Thursday, April 1, 2021

Increasing taxes leads to lower GDP & personal consumption; consumption taxes are likely to have the smallest effects on saving & work decisions and hence the smallest negative consequences on future economic growth

The Economic Effects of Financing a Large and Permanent Increase in Government Spending. Jaeger Nelson, Kerk Phillips. Congressional Budget Office, Working Paper 2021-03, March 2021. https://www.cbo.gov/system/files/2021-03/57021-Financing.pdf

Abstract

In this working paper, we analyze the long-term economic effects of financing a large and permanent increase in government expenditures of 5 percent to 10 percent of gross domestic product (GDP) annually. This paper does not assess the economic effects of the increased government spending and focuses solely on the effects of their financing.

The first part of the paper reviews the channels through which different financing mechanisms affect the economy. Specifically, the review focuses on how taxes on labor income, capital income, and consumption affect how much people work and save. The general finding is that increasing taxes leads to lower GDP and personal consumption. Of the different tax policies examined, consumption taxes are likely to have the smallest effects on saving and work decisions and hence the smallest negative consequences on future economic growth. Finally, deficit financing leads to higher interest rates, a lower capital stock, lower GDP, and a greater risk of a fiscal crisis.

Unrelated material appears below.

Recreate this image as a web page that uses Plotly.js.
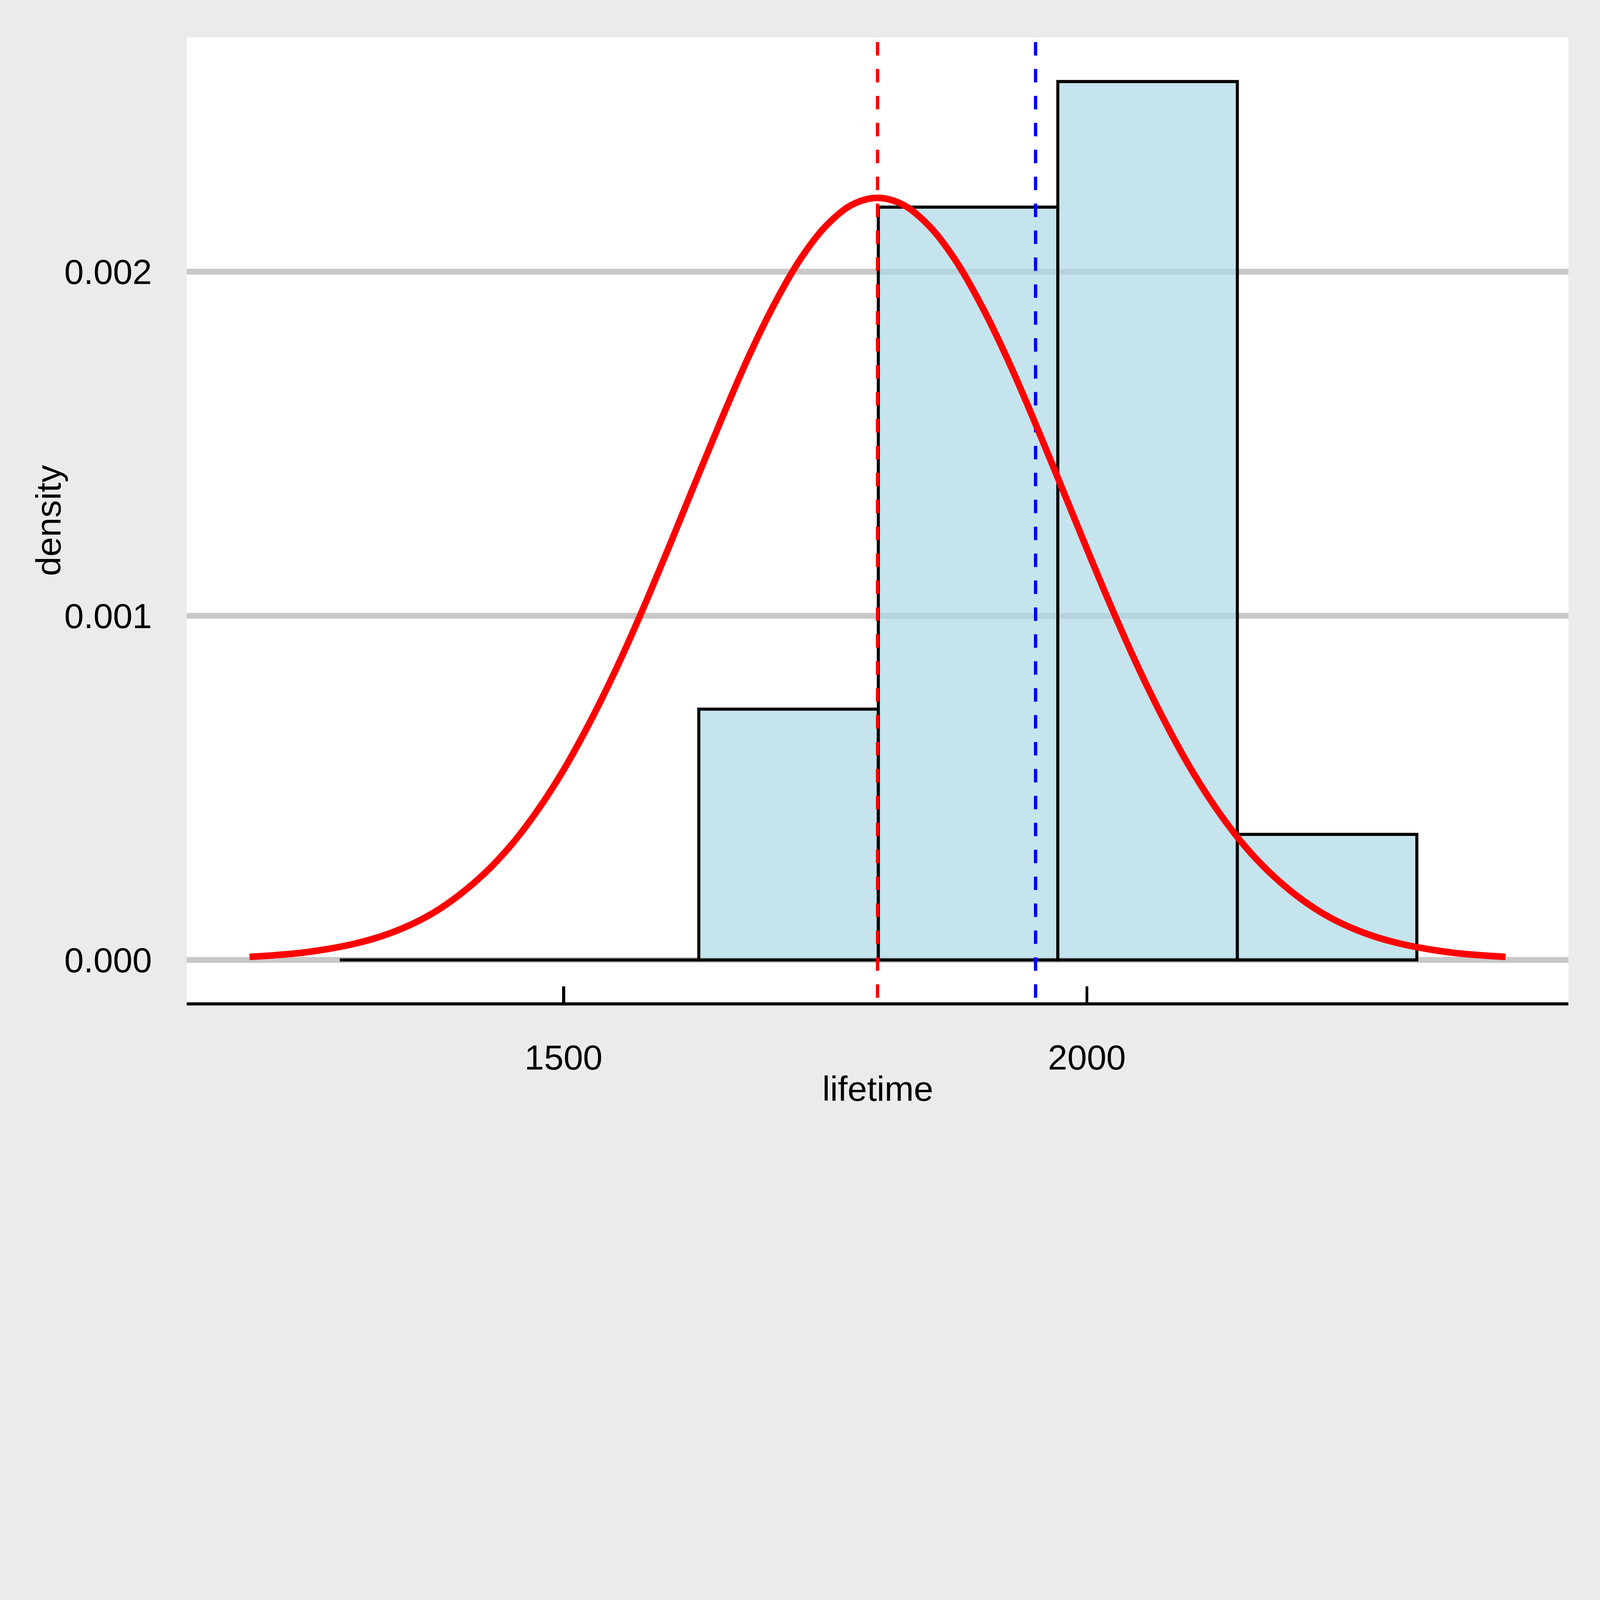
<!DOCTYPE html>
<html>
<head>
<meta charset="utf-8">
<script src="https://cdn.plot.ly/plotly-3.0.1.min.js"></script>
<style>
  html, body { margin: 0; padding: 0; background: #ebebeb; overflow: hidden; }
</style>
</head>
<body>
<div id="chart"></div>
<script>
// histogram of the lifetimes (density scale), bin width ~171.5
let binCenters = [1372, 1543.5, 1715, 1886.5, 2058, 2229.5];
let binWidth = 171.5;
let densities = [0, 0, 0.000729, 0.002188, 0.002553, 0.000365];

// fitted normal curve, every 25 units
let curveX = [1200, 1225, 1250, 1275, 1300, 1325, 1350, 1375, 1400, 1425, 1450, 1475, 1500,
              1525, 1550, 1575, 1600, 1625, 1650, 1675, 1700, 1725, 1750, 1775, 1800,
              1825, 1850, 1875, 1900, 1925, 1950, 1975, 2000, 2025, 2050, 2075, 2100,
              2125, 2150, 2175, 2200, 2225, 2250, 2275, 2300, 2325, 2350, 2375, 2400];
let curveY = [0.000009, 0.000014, 0.000021, 0.000032, 0.000047, 0.000068, 0.000097, 0.000136,
              0.000188, 0.000253, 0.000334, 0.000434, 0.000552, 0.000690, 0.000844, 0.001014,
              0.001195, 0.001381, 0.001565, 0.001741, 0.001898, 0.002031, 0.002131, 0.002194,
              0.002215,
              0.002194, 0.002131, 0.002031, 0.001898, 0.001741, 0.001565, 0.001381, 0.001195,
              0.001014, 0.000844, 0.000690, 0.000552, 0.000434, 0.000334, 0.000253, 0.000188,
              0.000136, 0.000097, 0.000068, 0.000047, 0.000032, 0.000021, 0.000014, 0.000009];

let meanLife = 1800;
let medianLife = 1951;

let xTicks = [1500, 2000];
let yTicks = [0, 0.001, 0.002];
let yTickText = ['0.000', '0.001', '0.002'];

let xRange = [1140, 2460];
let yRange = [-0.0001277, 0.002681];

let fontFamily = '"Liberation Sans", Arial, Helvetica, sans-serif';

// design is 6300 x 4500; scale to whatever the window really is
let W = window.innerWidth || 6300;
let H = window.innerHeight || 4500;
let k = Math.min(W / 6300, H / 4500);
function s(v) { return v * k; }
function si(v) { return Math.round(v * k); }

let chartDiv = document.getElementById('chart');
chartDiv.style.width = s(6300) + 'px';
chartDiv.style.height = s(4500) + 'px';

// dashed lines start a little above the panel so the dash phase matches
let dashTop = yRange[1] + 0.000065;

function vline(x, color) {
    return {
        x: [x, x],
        y: [dashTop, yRange[0]],
        type: 'scatter',
        mode: 'lines',
        line: { color: color, width: s(13), dash: s(53) + 'px,' + s(53) + 'px' },
        hoverinfo: 'skip'
    };
}

var data = [
    {
        x: binCenters,
        y: densities,
        width: binCenters.map(function () { return binWidth; }),
        type: 'bar',
        marker: {
            color: 'rgba(173, 216, 230, 0.7)',
            line: { color: 'black', width: s(12) }
        }
    },
    vline(meanLife, '#ff0000'),
    vline(medianLife, '#0000ff'),
    {
        x: curveX,
        y: curveY,
        type: 'scatter',
        mode: 'lines',
        line: { color: '#ff0000', width: s(26), shape: 'spline', smoothing: 1 }
    }
];

let tickFont = { family: fontFamily, size: s(138), color: 'black' };

var layout = {
    width: s(6300),
    height: s(4500),
    showlegend: false,
    paper_bgcolor: '#ebebeb',
    plot_bgcolor: '#ffffff',
    bargap: 0,
    margin: { l: s(735), r: s(124), t: s(148), b: s(547), pad: 0 },
    font: tickFont,
    xaxis: {
        range: xRange,
        tickvals: xTicks,
        ticktext: xTicks.map(String),
        ticks: 'inside',
        ticklen: s(69),
        tickwidth: s(12),
        tickcolor: 'black',
        ticklabelstandoff: si(118),
        showline: false,
        showgrid: false,
        zeroline: false,
        tickfont: tickFont
    },
    yaxis: {
        range: yRange,
        tickvals: yTicks,
        ticktext: yTickText,
        ticks: '',
        ticklabelstandoff: si(135),
        showline: false,
        showgrid: true,
        gridcolor: '#c8c8c8',
        gridwidth: s(23),
        zeroline: true,
        zerolinecolor: '#c8c8c8',
        zerolinewidth: s(23),
        tickfont: tickFont
    },
    shapes: [
        {
            // bottom axis line, centred on the panel edge
            type: 'line',
            xref: 'paper', yref: 'paper',
            x0: 0, x1: 1, y0: 0, y1: 0,
            line: { color: 'black', width: s(12) }
        }
    ],
    annotations: [
        {
            text: 'lifetime',
            xref: 'paper', yref: 'paper',
            x: 0.5, y: 0,
            xanchor: 'center', yanchor: 'middle',
            yshift: -s(334),
            showarrow: false,
            font: tickFont
        },
        {
            text: 'density',
            xref: 'paper', yref: 'paper',
            x: 0, y: 0.5,
            xanchor: 'center', yanchor: 'middle',
            xshift: -s(545),
            textangle: -90,
            showarrow: false,
            font: tickFont
        }
    ]
};

Plotly.newPlot(chartDiv, data, layout, { staticPlot: true });
</script>
</body>
</html>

In practice, the Congressional Budget Office uses a suite of models to assess the economic effects of fiscal policy. The second part of the paper uses one of CBO’s modeling frameworks—the life-cycle growth model—to illustrate the economic and distributional implications of raising revenues to finance a targeted amount of government spending (either 5 percent or 10 percent of GDP) through three different tax policies: a flat labor tax, a flat income tax, and a progressive income tax. To maintain deficit neutrality, tax rates for all three tax policies must rise over time to offset behavioral responses that result in smaller tax bases. After 10 years, the level of GDP by 2030 is between 3 percent and 10 percent lower than it would be without the increase in expenditures and revenues. In those scenarios, younger households experience greater loss in lifetime consumption and hours worked than older households. Additionally, the fall in lifetime consumption and hours worked is largest for higher-income households and smallest for lowerincome households when a progressive income tax is used. A progressive income tax generates the largest decline in total output. It also generates the smallest decline in consumption among the bottom two-thirds of the income distribution.

Keywords: government spending, financing, taxes

JEL Classification: E62, H2, H31, H62


Intergenerational Standard of Living

The percentage change in lifetime consumption across different birth cohorts is a useful metric for understanding the relative trade-offs across generations, but it does not capture underlying trends in economic growth and the rising standard of living (that is, the rise in real per capita consumption over time). Although the financing mechanisms analyzed in this paper generate the largest reductions in lifetime consumption among younger generations, those same generations also experience higher levels of real consumption over their lifetime than their older counterparts because of the rise in labor productivity over time.

In the model’s benchmark economy, the average household born in 2020 experiences 2.4 times as much real consumption over its lifetime as the average household born 80 years earlier, in 1940 (see Figure 9). Although financing large government spending programs reduces real lifetime consumption, on average, among households born in 2020, they still are projected to have real lifetime consumption equal to between 1.7 and 2.1 times that of their 1940 counterparts, on average.